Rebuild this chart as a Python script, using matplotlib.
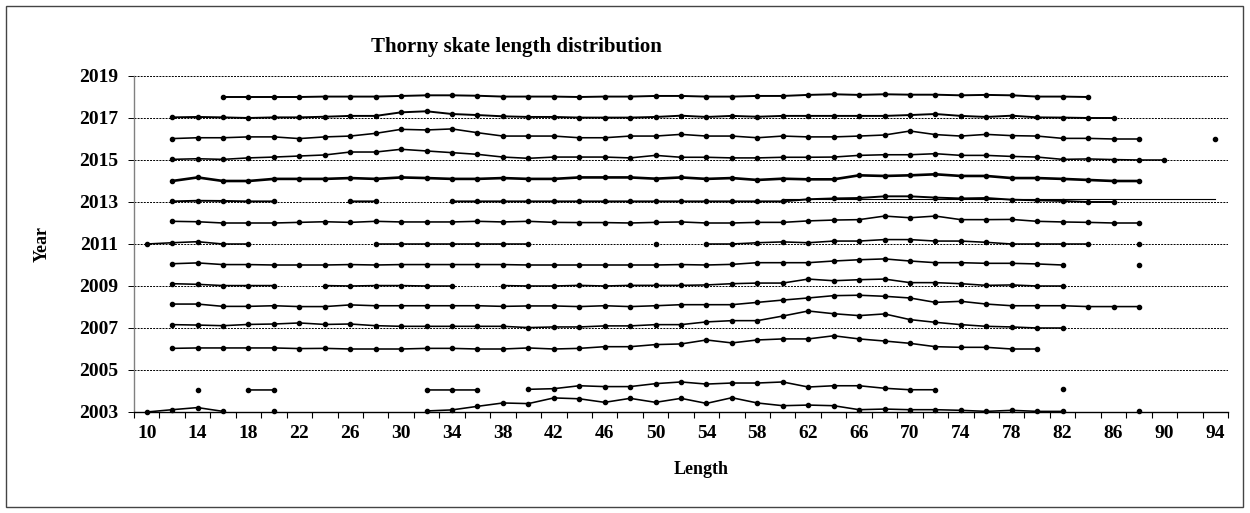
import numpy as np
import matplotlib
matplotlib.use("Agg")
import matplotlib.pyplot as plt
from matplotlib.patches import Rectangle

nan = np.nan

# Length classes (category axis) and label positions
length_min, length_max = 10, 94
label_lengths = list(range(10, 95, 4))
year_ticks = list(range(2003, 2020, 2))

# Each series: first length class, then offsets above the year baseline (in years)
start_2018 = 16
y2018 = [0, 0, 0, 0, .02, .02, .02, .05, .08, .08, .06, .02, .02, .02, 0, .02, .02, .05, .05, .02,
         .02, .05, .05, .10, .13, .10, .13, .11, .11, .08, .10, .08, .02, .02, 0]
start_2017 = 12
y2017 = [.03, .05, .03, 0, .03, .03, .06, .10, .10, .27, .32, .19, .14, .08, .05, .05, .02, .02, .02,
         .05, .11, .05, .10, .06, .10, .10, .10, .10, .10, .14, .19, .10, .05, .11, .03, .02, 0, 0]
start_2016 = 12
y2016 = [.02, .06, .06, .10, .10, .02, .10, .14, .27, .46, .43, .48, .30, .14, .14, .14, .06, .06, .14,
         .14, .22, .14, .14, .06, .14, .10, .10, .14, .19, .38, .21, .14, .22, .16, .14, .03, .03, 0, 0,
         nan, nan, 0]
start_2015 = 12
y2015 = [.03, .06, .03, .10, .14, .19, .24, .38, .38, .51, .43, .35, .27, .14, .08, .14, .14, .14, .10,
         .22, .13, .13, .10, .10, .13, .13, .14, .22, .25, .25, .30, .22, .22, .17, .14, .03, .05, .02, 0, 0]
start_2014 = 12
y2014 = [0, .17, 0, 0, .10, .10, .10, .14, .10, .17, .14, .10, .10, .14, .10, .10, .17, .17, .17, .11,
         .17, .10, .14, .05, .11, .08, .08, .27, .24, .27, .32, .24, .24, .14, .14, .10, .05, 0, 0]
start_2013 = 12
y2013 = [.03, .06, .05, .03, .03, nan, nan, .03, .03, nan, nan, .03, .03, .03, .03, .03, .03, .03, .03,
         .03, .03, .03, .03, .03, .03, .13, .17, .19, .27, .27, .21, .17, .19, .11, .08, .05, 0, 0]
# thin horizontal line in the 2013 row
line2013_x = [60, 94]
line2013_y = [.12, .12]
start_2012 = 12
y2012 = [.08, .06, 0, 0, 0, .03, .06, .03, .08, .05, .05, .05, .08, .05, .08, .03, .02, .02, 0, .03,
         .05, 0, 0, .03, .03, .10, .14, .16, .33, .25, .33, .16, .16, .17, .08, .05, .03, 0, 0]
start_2011 = 10
y2011 = [0, .06, .11, 0, 0, nan, nan, nan, nan, 0, 0, 0, 0, 0, 0, 0, nan, nan, nan, nan, 0, nan, 0, 0,
         .06, .10, .06, .14, .14, .21, .21, .14, .14, .08, 0, 0, 0, 0, nan, 0]
start_2010 = 12
y2010 = [.06, .10, .02, .02, 0, 0, 0, .02, 0, .02, .02, .02, .02, .02, 0, 0, 0, 0, 0, 0, .02, 0, .03,
         .11, .11, .11, .19, .25, .29, .19, .11, .11, .08, .08, .05, 0, nan, nan, 0]
start_2009 = 12
y2009 = [.11, .08, .02, .02, .02, nan, .02, 0, .02, .02, 0, 0, nan, .02, 0, 0, .03, 0, .03, .03, .03,
         .05, .11, .14, .14, .33, .25, .30, .33, .16, .16, .11, .03, .05, 0, 0]
start_2008 = 12
y2008 = [.14, .14, .03, .03, .06, .02, .02, .10, .06, .06, .06, .06, .06, .03, .05, .05, .02, .06, .02,
         .06, .11, .11, .11, .22, .33, .43, .54, .56, .51, .43, .22, .27, .14, .06, .06, .06, .02, .02, .02]
start_2007 = 12
y2007 = [.16, .14, .11, .17, .19, .24, .17, .19, .11, .08, .08, .08, .08, .08, .02, .05, .05, .10, .10,
         .16, .16, .29, .35, .35, .57, .81, .68, .59, .67, .40, .27, .16, .08, .05, 0, 0]
start_2006 = 12
y2006 = [.03, .05, .05, .05, .05, .02, .03, 0, 0, 0, .03, .03, 0, 0, .05, 0, .03, .11, .11, .21, .24,
         .43, .29, .43, .48, .48, .63, .48, .38, .27, .11, .08, .08, 0, 0]
start_2004 = 14
y2004 = [.05, nan, .05, .05, nan, nan, nan, nan, nan, .05, .05, .05, nan, .08, .11, .25, .21, .21, .35,
         .43, .33, .38, .38, .43, .19, .25, .25, .13, .06, .06, nan, nan, nan, nan, .08]
start_2003 = 10
y2003 = [0, .11, .21, .03, nan, .03, nan, nan, nan, nan, nan, .05, .10, .27, .43, .40, .67, .63, .46,
         .65, .46, .65, .41, .68, .43, .30, .33, .30, .11, .14, .11, .11, .08, .03, .08, .03, .03, nan,
         nan, .03]

series = [
    (2018, start_2018, y2018), (2017, start_2017, y2017), (2016, start_2016, y2016),
    (2015, start_2015, y2015), (2014, start_2014, y2014), (2013, start_2013, y2013),
    (2012, start_2012, y2012), (2011, start_2011, y2011), (2010, start_2010, y2010),
    (2009, start_2009, y2009), (2008, start_2008, y2008), (2007, start_2007, y2007),
    (2006, start_2006, y2006), (2004, start_2004, y2004), (2003, start_2003, y2003),
]
line_widths = {2018: 1.4, 2017: 1.4, 2014: 1.9, 2013: 1.4}

plt.rcParams['font.family'] = ['Liberation Serif', 'DejaVu Serif']
plt.rcParams['font.weight'] = 'bold'

W, H = 1250, 513
fig = plt.figure(figsize=(W / 100, H / 100), dpi=100)
ax = fig.add_axes([134 / W, 1 - 412 / H, (1228 - 134) / W, (412 - 76) / H])

for year, start, vals in series:
    x = start + 2 * np.arange(len(vals))
    y = year + np.array(vals, dtype=float)
    ax.plot(x, y, color='black', lw=line_widths.get(year, 1.15), marker='o', ms=3.0,
            solid_joinstyle='round', zorder=3, clip_on=False)
ax.plot(line2013_x, 2013 + np.array(line2013_y), color='black', lw=0.8, zorder=3)

ax.set_xlim(length_min - 1, length_max + 1)
ax.set_ylim(2003, 2019)

ax.set_yticks(year_ticks)
ax.set_yticklabels([str(y) for y in year_ticks], fontsize=14, fontweight='bold')
ax.yaxis.grid(True, linestyle=(0, (2, 1.2)), color='black', lw=0.7)
ax.set_axisbelow(True)

ax.set_xticks(label_lengths)
ax.set_xticklabels([str(v) for v in label_lengths], fontsize=14, fontweight='bold')
ax.set_xticks(np.arange(length_min - 1, length_max + 2, 2), minor=True)
ax.tick_params(axis='x', which='major', length=0, pad=9)
ax.tick_params(axis='x', which='minor', length=4, width=0.8, color='black', direction='out')
ax.tick_params(axis='y', which='major', length=4.5, width=0.7, color='black', pad=7)

for s in ['top', 'right']:
    ax.spines[s].set_visible(False)
ax.spines['left'].set_color('#808080')
ax.spines['left'].set_linewidth(1.0)
ax.spines['bottom'].set_color('black')
ax.spines['bottom'].set_linewidth(1.0)

fig.text(516 / W, 1 - 47 / H, 'Thorny skate length distribution', ha='center', va='center',
         fontsize=15, fontweight='bold')
fig.text(42 / W, 1 - 244 / H, 'Year', ha='center', va='center', rotation=90,
         fontsize=13, fontweight='bold')
fig.text(701 / W, 1 - 470 / H, 'Length', ha='center', va='center',
         fontsize=13, fontweight='bold')

fig.add_artist(Rectangle((6 / W, 1 - 507 / H), (1243 - 6) / W, (507 - 6) / H,
                         transform=fig.transFigure, fill=False, ec='#444444', lw=1.0))

fig.savefig('out.png', dpi=100)
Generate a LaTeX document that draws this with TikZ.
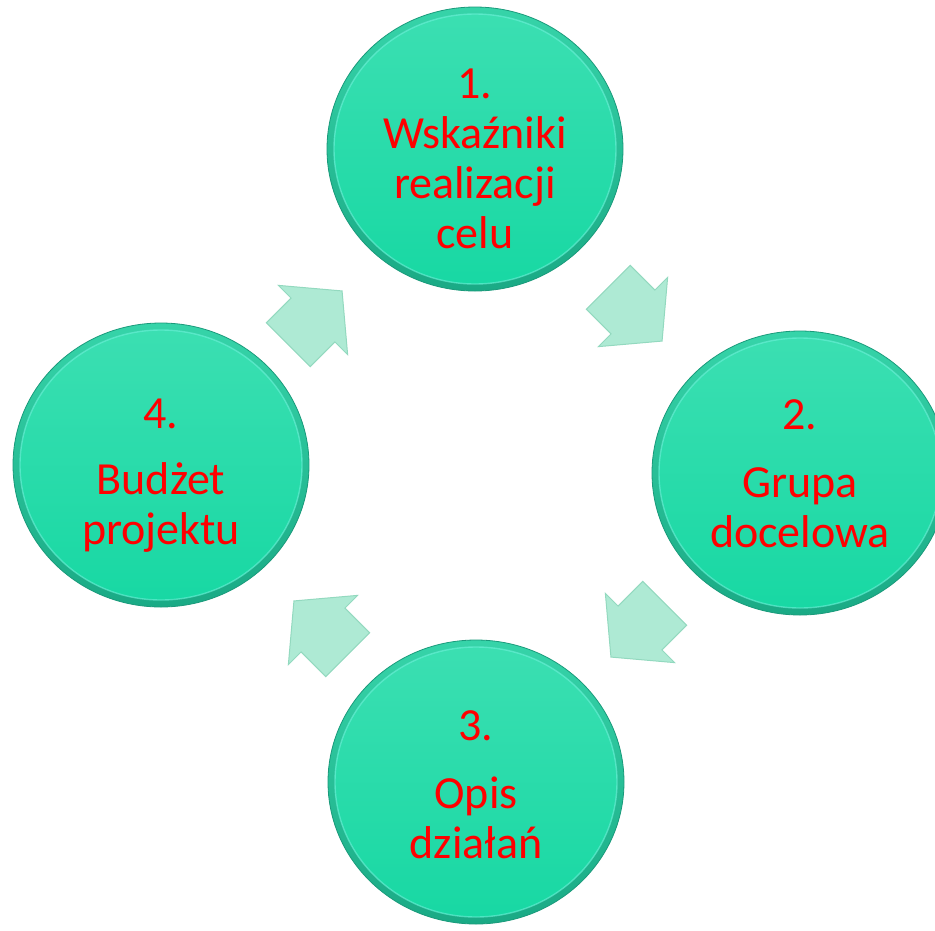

**What this task involves:** Restate only the lines running from the start of the material above through the line containing "year_ticks = list(range(2003, 2020, 2))", ends included. No pictures.

**Task answer:**
Rebuild this chart as a Python script, using matplotlib.
import numpy as np
import matplotlib
matplotlib.use("Agg")
import matplotlib.pyplot as plt
from matplotlib.patches import Rectangle

nan = np.nan

# Length classes (category axis) and label positions
length_min, length_max = 10, 94
label_lengths = list(range(10, 95, 4))
year_ticks = list(range(2003, 2020, 2))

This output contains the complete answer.